Opinion
2019–13600 Index No. 4301/19
04-20-2022
Leavitt Kerson & Sehati, Forest Hills, NY (Paul E. Kerson of counsel), for petitioner. Letitia James, Attorney General, New York, NY (Steven C. Wu and David Lawrence III of counsel), for respondent.
Leavitt Kerson & Sehati, Forest Hills, NY (Paul E. Kerson of counsel), for petitioner.
Letitia James, Attorney General, New York, NY (Steven C. Wu and David Lawrence III of counsel), for respondent.
ANGELA G. IANNACCI, J.P., REINALDO E. RIVERA, PAUL WOOTEN, DEBORAH A. DOWLING, JJ.
DECISION & JUDGMENT Proceeding pursuant to CPLR article 78 to review a determination of the New York State Office of Children and Family Services dated March 19, 2019. The determination, after a fair hearing pursuant to Social Services Law § 422(8), denied the petitioner's application to amend and seal an indicated report maintained by the New York State Central Register of Child Abuse and Maltreatment.
ADJUDGED that the determination is confirmed, the petition is denied, and the proceeding is dismissed on the merits, with costs.
In 2015, the petitioner was the subject of a report made to the New York State Central Register of Child Abuse and Maltreatment (hereinafter the State Central Register). The report was based on an incident in which the petitioner was alleged to have hit his wife in the presence of their three young children, following which his wife and their children moved into the home of the wife's parents. The New York City Administration for Children's Services investigated the report and thereafter determined that the report of maltreatment was "indicated."
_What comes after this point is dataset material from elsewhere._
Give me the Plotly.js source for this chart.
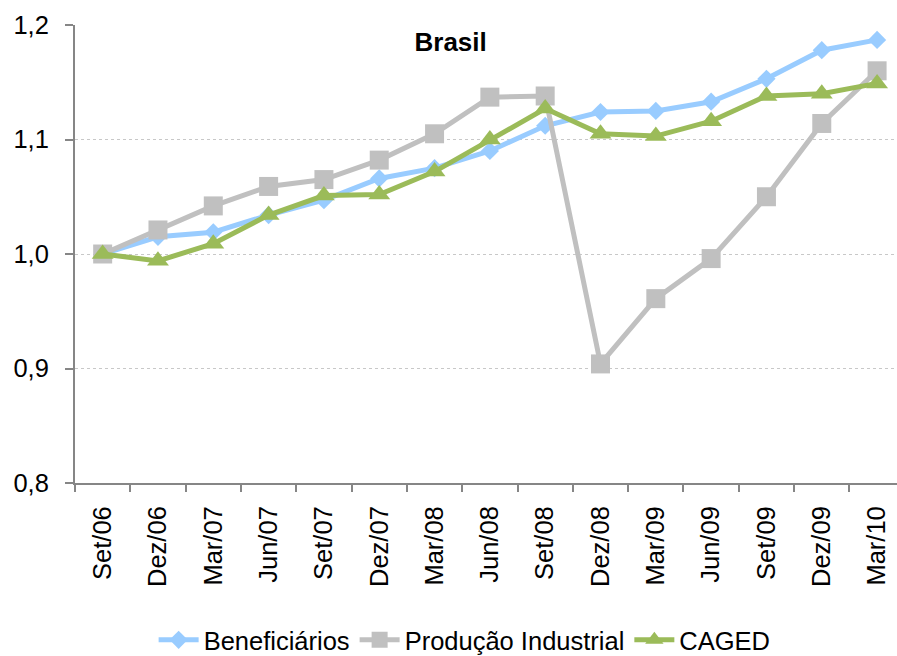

The petitioner made an application to the New York State Office of Children and Family Services (hereinafter OCFS) to amend the indicated report of the State Central Register from "indicated" to "unfounded" and, in effect, to seal the report. In a determination dated March 19, 2019, made after a fair hearing pursuant to Social Services Law § 422(8), the OCFS denied the petitioner's application. The petitioner then commenced this proceeding pursuant to CPLR article 78 to review the determination. By order dated November 27, 2019, the Supreme Court, inter alia, transferred the proceeding to this Court pursuant to CPLR 7804(g).
When the subject of an indicated report requests an amendment of the report, Social Services Law § 422(8)(a)(ii) requires that the OCFS review the evidence and determine whether the report is supported by a fair preponderance of the evidence (see Matter of Doe v. New York State Off. of Children & Family Servs., 173 A.D.3d 1020, 1021, 105 N.Y.S.3d 454 ; Matter of Brown v. Velez, 153 A.D.3d 517, 518, 60 N.Y.S.3d 218 ; Matter of Irving v. Carrion, 120 A.D.3d 500, 500–501, 991 N.Y.S.2d 96 ).
It is a "fundamental tenet of CPLR article 78 review ... that judicial review of administrative determinations is confined to the facts and record adduced before the agency" ( Matter of Featherstone v. Franco, 95 N.Y.2d 550, 554, 720 N.Y.S.2d 93, 742 N.E.2d 607 [internal quotation marks and alterations omitted]). "Judicial review of a determination that a report of child maltreatment has been substantiated is limited to whether the determination is supported by substantial evidence in the record. Substantial evidence is less than a preponderance of the evidence and demands only that a given inference is reasonable and plausible, not necessarily the most probable. Where substantial evidence exists, the reviewing court may not substitute its judgment for that of the agency, even if the court would have decided the matter differently" ( Matter of Peng v. Poole, 191 A.D.3d 886, 887, 138 N.Y.S.3d 903 [citations, internal quotation marks, and alterations omitted]).
Here, the determination that a fair preponderance of the evidence established that the acts which formed the basis of the indicated report against the petitioner occurred is supported by substantial evidence in the record, which includes the hearing testimony of the petitioner, the progress notes from the OCFS investigation, and the other documents admitted into evidence (see Matter of Brown v. Velez, 153 A.D.3d at 518, 60 N.Y.S.3d 218 ; Matter of Irving v. Carrion, 120 A.D.3d at 500–501, 991 N.Y.S.2d 96 ). Moreover, the dismissal of criminal charges against the petitioner did not have res judicata effect with respect to this administrative proceeding (see Matter of Nezaj v. Brahimi, 88 A.D.3d 723, 724, 930 N.Y.S.2d 878 ; Matter of Schneider v. Arata, 81 A.D.3d 652, 653, 915 N.Y.S.2d 875 ).
Accordingly, we confirm the OCFS's determination, deny the petition, and dismiss the proceeding on the merits.
IANNACCI, J.P., RIVERA, WOOTEN and DOWLING, JJ., concur.